The characters could have been named for the script of an old western movie! On the bad guy side were the infamous gang leader Bill Dalton, “Bittercreek” Newcomb, “Arkansas Tom” Jones, “Dynamite Dick” Clifton, “Little Dick” West, “Tulsa Jack” and several other members of the villainous Doolin-Dalton Gang. The good guys included U.S. Marshal E.D. Nix, who led a force of twenty six law officers, including deputy marshals, members of the Indian Police, and a sheriff from Ford County, Kansas. They rode into Ingalls to capture the gang of notorious bank and train robbers.
On the morning of the battle, the officers entered the town hidden in three wagons. When they hit the ground, the gunfight was on. The Dalton gang had been forewarned by a young boy who had spotted the officers at their camp outside of town the night before.
In a gunfight later described in the Tulsa World newspaper as “more intense than the better-known shootout at the O.K. Corral in Tombstone, Arizona,” the bad guys won the battle. Three officers, Richard Speed, Thomas Hueston (left), and (Lafe) Lafayette Shadley (right) were killed. In addition, a bystander and a 14-year old boy lay dead. Not a single bad guy lost his life and only one was captured.
All three of the officers were U.S. Marshals; they are each listed on the National Law Enforcement Memorial as killed in the line-of-duty. (http://www.nleomf.org/officers/search/search-results/search.jsp?query=shadley&typeID=73802685&x=11&y=12)

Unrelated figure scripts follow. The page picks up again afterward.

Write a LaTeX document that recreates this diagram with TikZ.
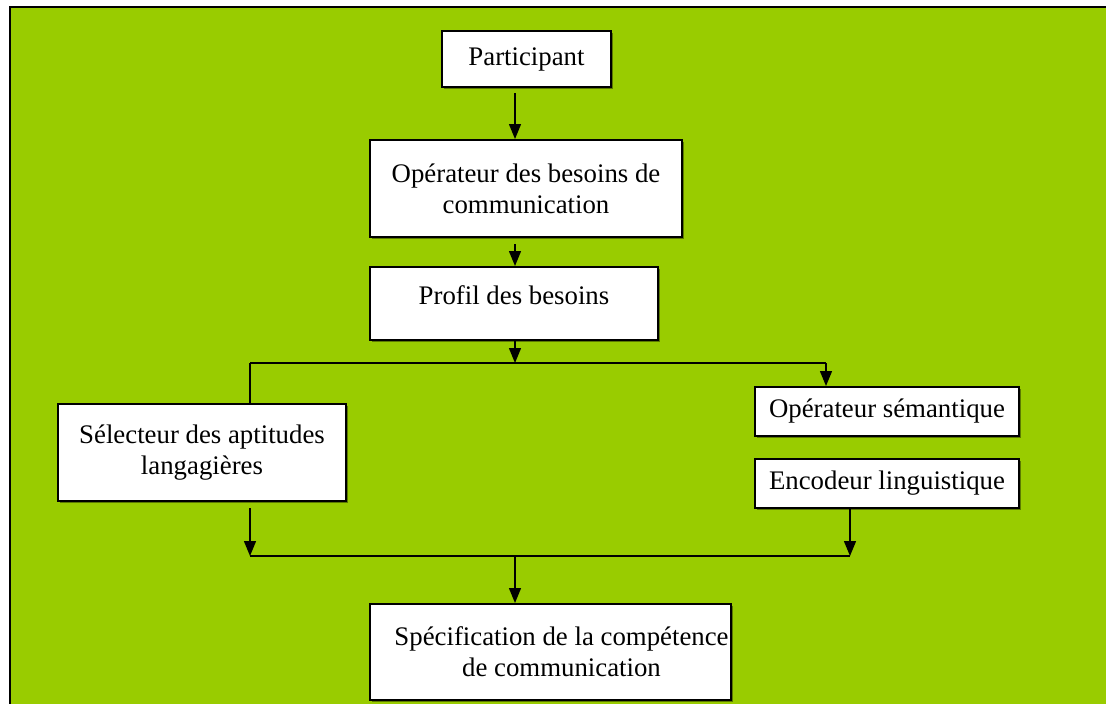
\documentclass[tikz,border=0pt]{standalone}
\usepackage{fontspec}
\setmainfont{Liberation Serif}
\usetikzlibrary{arrows.meta,calc}
\definecolor{bggreen}{HTML}{99CC00}
\definecolor{shadowgreen}{HTML}{5C7A00}
\begin{document}
\begin{tikzpicture}[x=1pt,y=1pt,
  box/.style={draw=black,line width=2pt,fill=white,inner sep=0pt,align=center,
    font=\fontsize{26.8}{31}\selectfont,
    drop shadow/.style={},
    append after command={}},
  shadowbox/.style={fill=shadowgreen},
  arr/.style={line width=1.4pt,-{Triangle[length=15pt,width=12pt]}},
  wire/.style={line width=1.4pt},
  thick wire/.style={line width=2.2pt}]
\useasboundingbox (0,0) rectangle (1106,-704);
\fill[bggreen] (10,-7) rectangle (1106,-704);
\draw[line width=2.2pt] (10,-704) -- (10,-7) -- (1106,-7);

% shadows
\fill[shadowgreen] (444,-33) rectangle (613,-89);
\fill[shadowgreen] (372,-142) rectangle (684,-239);
\fill[shadowgreen] (372,-269) rectangle (660,-342);
\fill[shadowgreen] (757,-389) rectangle (1021,-438);
\fill[shadowgreen] (60,-406) rectangle (348,-503);
\fill[shadowgreen] (757,-461) rectangle (1021,-510);
\fill[shadowgreen] (372,-606) rectangle (733,-702);

\node[box,minimum width=169pt,minimum height=56pt] (part) at (526.5,-59) {Participant};
\node[box,minimum width=312pt,minimum height=97pt] (op1) at (526,-188.5)
  {Opérateur des besoins de\\communication};
\node[box,minimum width=288pt,minimum height=73pt,text height=37pt,text depth=36pt] (prof) at (514,-303.5)
  {Profil des besoins};
\node[box,minimum width=264pt,minimum height=49pt] (sem) at (887,-411.5)
  {Opérateur sémantique};
\node[box,minimum width=288pt,minimum height=97pt] (sel) at (202,-452.5)
  {Sélecteur des aptitudes\\langagières};
\node[box,minimum width=264pt,minimum height=49pt] (enc) at (887,-483.5)
  {Encodeur linguistique};
\node[box,minimum width=361pt,minimum height=96pt] (spec) at (550.5,-652)
  {\hspace*{22pt}Spécification de la compétence\\\hspace*{22pt}de communication};

\coordinate (ax) at (515,0);
\coordinate (lx) at (250,0);
\coordinate (rx) at (826,0);
\coordinate (rbx) at (850,0);
\coordinate (j1) at (515,-363);
\coordinate (j2) at (515,-556);
\coordinate (jl1) at (250,-363);
\coordinate (jr1) at (826,-363);
\coordinate (jl2) at (250,-556);
\coordinate (jr2) at (850,-556);

\draw[arr] ($(part.south -| ax)+(0,-5)$) -- (op1.north -| ax);
\draw[arr] ($(op1.south -| ax)+(0,-6)$) -- (prof.north -| ax);
\draw[arr] (prof.south -| ax) -- (j1);
\draw[thick wire] (jl1) -- (jr1);
\draw[wire] (jl1) -- (sel.north -| lx);
\draw[arr] (jr1) -- (sem.north -| rx);
\draw[arr] ($(sel.south -| lx)+(0,-6)$) -- (jl2);
\draw[arr] (enc.south -| rbx) -- (jr2);
\draw[thick wire] (jl2) -- (jr2);
\draw[arr] (j2) -- (spec.north -| ax);
\end{tikzpicture}
\end{document}
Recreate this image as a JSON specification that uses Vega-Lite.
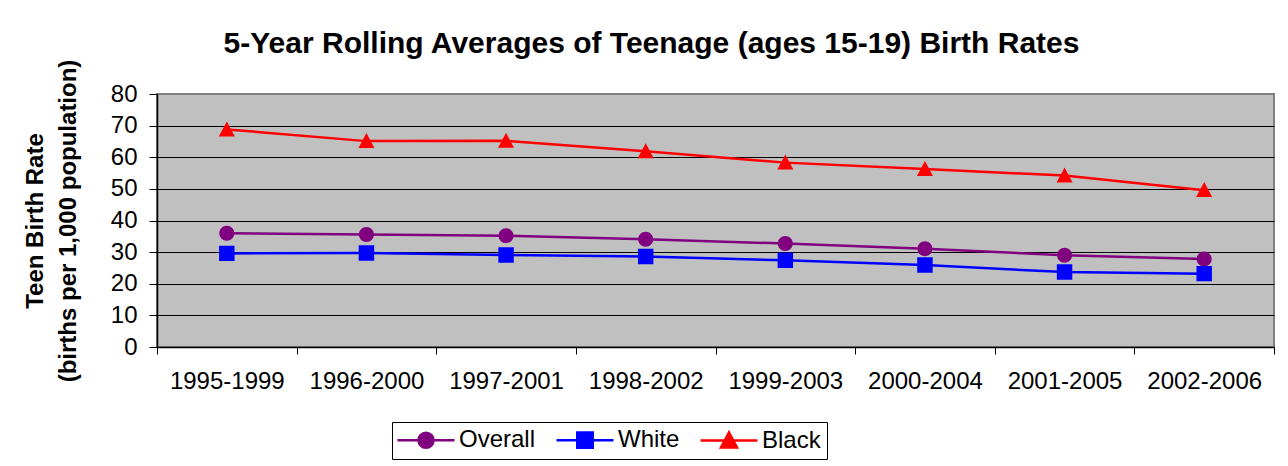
{
  "$schema": "https://vega.github.io/schema/vega-lite/v6.json",
  "autosize": "none",
  "width": 1117,
  "height": 253,
  "padding": {"left": 157, "top": 94, "right": 14, "bottom": 119},
  "background": "white",
  "title": {
    "text": "5-Year Rolling Averages of Teenage (ages 15-19) Birth Rates",
    "font": "Liberation Sans",
    "fontSize": 30,
    "fontWeight": "bold",
    "color": "black",
    "anchor": "middle",
    "dx": -64,
    "offset": 0
  },
  "config": {
    "view": {"fill": "#C0C0C0", "stroke": "#808080", "strokeWidth": 2},
    "axis": {
      "labelFont": "Liberation Sans",
      "labelFontSize": 24,
      "labelColor": "black",
      "titleFont": "Liberation Sans",
      "titleColor": "black",
      "domainColor": "black",
      "domainWidth": 1.5,
      "tickColor": "black",
      "tickWidth": 1
    }
  },
  "data": {
    "values": [
      {"period": "1995-1999", "series": "Overall", "value": 36.0},
      {"period": "1996-2000", "series": "Overall", "value": 35.6},
      {"period": "1997-2001", "series": "Overall", "value": 35.2},
      {"period": "1998-2002", "series": "Overall", "value": 34.1},
      {"period": "1999-2003", "series": "Overall", "value": 32.7},
      {"period": "2000-2004", "series": "Overall", "value": 31.1},
      {"period": "2001-2005", "series": "Overall", "value": 29.0},
      {"period": "2002-2006", "series": "Overall", "value": 27.8},
      {"period": "1995-1999", "series": "White", "value": 29.6},
      {"period": "1996-2000", "series": "White", "value": 29.7},
      {"period": "1997-2001", "series": "White", "value": 29.1},
      {"period": "1998-2002", "series": "White", "value": 28.6},
      {"period": "1999-2003", "series": "White", "value": 27.4},
      {"period": "2000-2004", "series": "White", "value": 25.9},
      {"period": "2001-2005", "series": "White", "value": 23.7},
      {"period": "2002-2006", "series": "White", "value": 23.2},
      {"period": "1995-1999", "series": "Black", "value": 68.8},
      {"period": "1996-2000", "series": "Black", "value": 65.1},
      {"period": "1997-2001", "series": "Black", "value": 65.2},
      {"period": "1998-2002", "series": "Black", "value": 61.9},
      {"period": "1999-2003", "series": "Black", "value": 58.3},
      {"period": "2000-2004", "series": "Black", "value": 56.3},
      {"period": "2001-2005", "series": "Black", "value": 54.2},
      {"period": "2002-2006", "series": "Black", "value": 49.6}
    ]
  },
  "encoding": {
    "x": {
      "field": "period",
      "type": "ordinal",
      "sort": null,
      "scale": {"type": "band", "paddingInner": 0, "paddingOuter": 0},
      "axis": {
        "title": null,
        "labelAngle": 0,
        "tickBand": "extent",
        "tickSize": 7,
        "labelPadding": 15,
        "grid": false
      }
    },
    "y": {
      "field": "value",
      "type": "quantitative",
      "scale": {"domain": [0, 80], "nice": false},
      "axis": {
        "values": [0, 10, 20, 30, 40, 50, 60, 70, 80],
        "title": ["Teen Birth Rate", "(births per 1,000 population)"],
        "titleFontSize": 24,
        "titleFontWeight": "bold",
        "titleLineHeight": 33,
        "titlePadding": 30,
        "tickSize": 8,
        "labelPadding": 12,
        "grid": true,
        "gridColor": {"condition": {"test": "datum.value === 80", "value": "#808080"}, "value": "black"},
        "gridOpacity": 1,
        "gridWidth": 1
      }
    },
    "color": {
      "field": "series",
      "type": "nominal",
      "scale": {"domain": ["Overall", "White", "Black"], "range": ["#800080", "#0000FF", "#FF0000"]},
      "legend": {
        "title": null,
        "orient": "none",
        "legendX": 235,
        "legendY": 328,
        "direction": "horizontal",
        "padding": 6,
        "strokeColor": "black",
        "fillColor": "white",
        "labelFont": "Liberation Sans",
        "labelFontSize": 24,
        "labelColor": "black",
        "columnPadding": 15,
        "symbolSize": 225,
        "symbolOffset": 16,
        "labelOffset": 21,
        "symbolStrokeWidth": 2.5,
        "encode": {
          "symbols": {
            "update": {
              "stroke": {"signal": "datum.value === 'Overall' ? '#800080' : datum.value === 'White' ? '#0000FF' : '#FF0000'"},
              "strokeWidth": {"value": 2.5},
              "opacity": {"value": 1},
              "fillOpacity": {"value": 1},
              "strokeOpacity": {"value": 1}
            }
          }
        }
      }
    }
  },
  "layer": [
    {"mark": {"type": "line", "strokeWidth": 2.5}},
    {
      "mark": {"type": "point", "filled": true, "opacity": 1, "size": 225},
      "encoding": {
        "shape": {
          "field": "series",
          "type": "nominal",
          "scale": {
            "domain": ["Overall", "White", "Black"],
            "range": [
              "M-3.8,0H3.8M-1,0A1,1 0 1,0 1,0A1,1 0 1,0 -1,0Z",
              "M-3.8,0H3.8M-1.03,-1.03H1.03V1.03H-1.03Z",
              "M-3.8,0H3.8M0,-1.07L1.07,0.93L-1.07,0.93Z"
            ]
          },
          "legend": null
        }
      }
    }
  ]
}
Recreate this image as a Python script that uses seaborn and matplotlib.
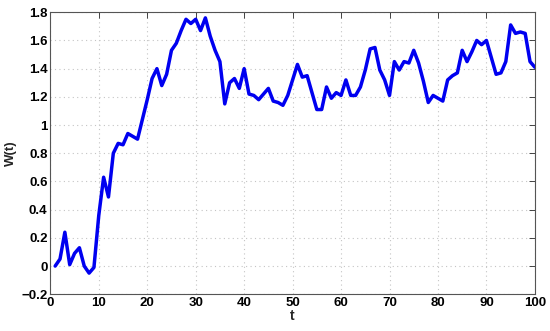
import numpy as np
import pandas as pd
import matplotlib
matplotlib.use("Agg")
import matplotlib.pyplot as plt
import seaborn as sns
from matplotlib.ticker import FuncFormatter

# t = 1..100
t = list(range(1, 101))
w = [0.00, 0.05, 0.24, 0.01, 0.09, 0.13, 0.00, -0.05, -0.01, 0.36,
     0.63, 0.49, 0.80, 0.87, 0.86, 0.94, 0.92, 0.90, 1.04, 1.18,
     1.33, 1.40, 1.28, 1.36, 1.53, 1.58, 1.67, 1.75, 1.72, 1.75,
     1.67, 1.76, 1.63, 1.53, 1.45, 1.15, 1.30, 1.33, 1.26, 1.40,
     1.22, 1.21, 1.18, 1.22, 1.26, 1.17, 1.16, 1.14, 1.21, 1.32,
     1.43, 1.34, 1.35, 1.23, 1.11, 1.11, 1.27, 1.19, 1.23, 1.21,
     1.32, 1.21, 1.21, 1.27, 1.39, 1.54, 1.55, 1.39, 1.32, 1.21,
     1.45, 1.39, 1.45, 1.44, 1.53, 1.44, 1.31, 1.16, 1.21, 1.19,
     1.17, 1.32, 1.35, 1.37, 1.53, 1.45, 1.52, 1.60, 1.57, 1.60,
     1.48, 1.36, 1.37, 1.45, 1.71, 1.65, 1.66, 1.65, 1.45, 1.41]

df = pd.DataFrame({"t": t, "W(t)": w})

sns.set_style("white")
plt.rcParams['font.family'] = ['Liberation Sans', 'DejaVu Sans']

fig = plt.figure(figsize=(5.5, 3.31), dpi=100)
ax = fig.add_axes([0.0915, 0.111, 0.881, 0.852])

sns.lineplot(data=df, x="t", y="W(t)", ax=ax, color="#0000f0", linewidth=2.5)

ax.set_xlim(0, 100)
ax.set_ylim(-0.2, 1.8)
ax.set_xticks(np.arange(0, 101, 10))
ax.set_yticks(np.arange(-0.2, 1.81, 0.2))
ax.yaxis.set_major_formatter(FuncFormatter(lambda v, p: f"{v:.1f}".rstrip("0").rstrip(".").replace("-", "\u2212") if abs(v) > 1e-9 else "0"))

ax.grid(True, linestyle=(0, (1, 3)), color="#c4c4c4", linewidth=0.8)
ax.tick_params(direction="in", length=4, width=0.6, labelsize=9.5, pad=2,
               top=True, right=True, labelcolor="black")
for lab in ax.get_xticklabels() + ax.get_yticklabels():
    lab.set_fontweight("bold")
for s in ax.spines.values():
    s.set_color("#555555")
    s.set_linewidth(0.8)

ax.set_xlabel("t", fontsize=10, fontweight="bold", labelpad=0)
ax.set_ylabel("W(t)", fontsize=9.5, fontweight="bold", labelpad=3)

fig.savefig("out.png", dpi=100)
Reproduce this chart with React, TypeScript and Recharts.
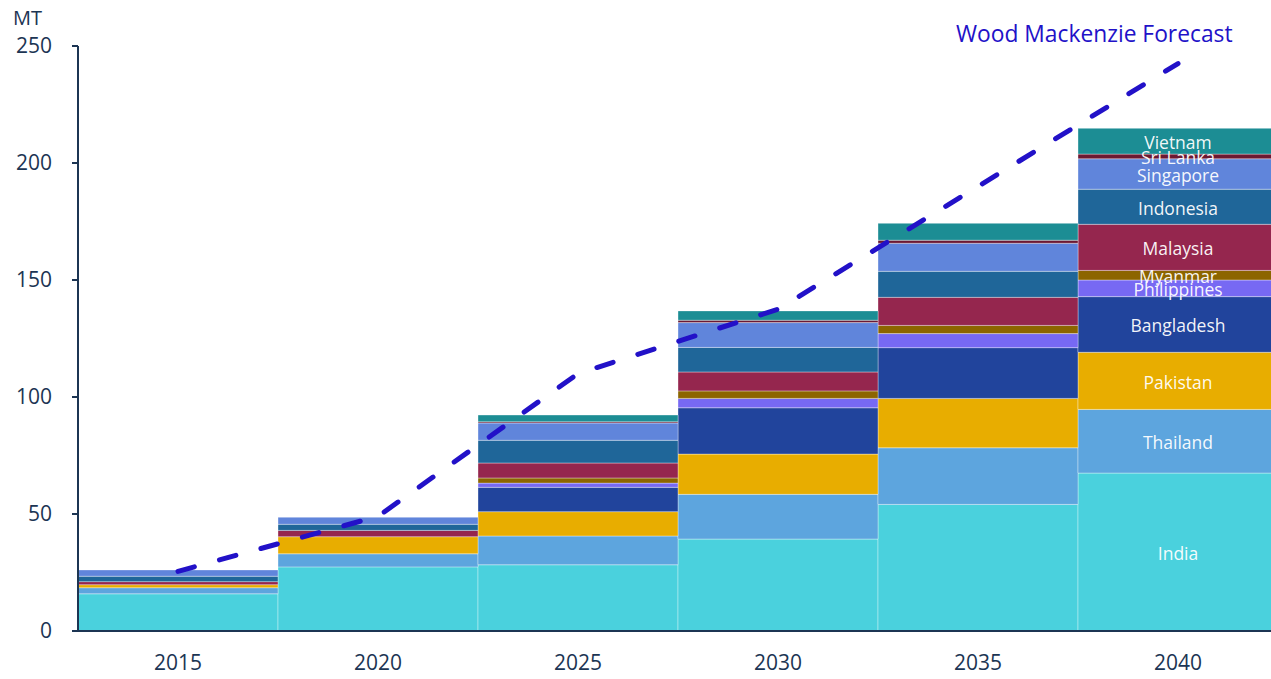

But winning the battle, as any warrior knows, is not winning the war. A territorial judge by the name of Frank Dale was so incensed at the murders that he ordered the marshals to “Bring them in dead. Quit trying to bring them in as prisoners. Dead outlaws are preferable to dead lawmen.”
Apparently the marshals took his order seriously. By 1897 all of the bad guys but one, Arkansas Tom, had been killed by the good guys. Arkansas Tom served time in prison and was eventually killed during a bank robbery in Missouri.
As always happens with crimes, criminals and the cops who chase them, eventually the good guys won.
Although not a tourist attraction, the community of Ingalls continues to exist and some of the old buildings are still standing.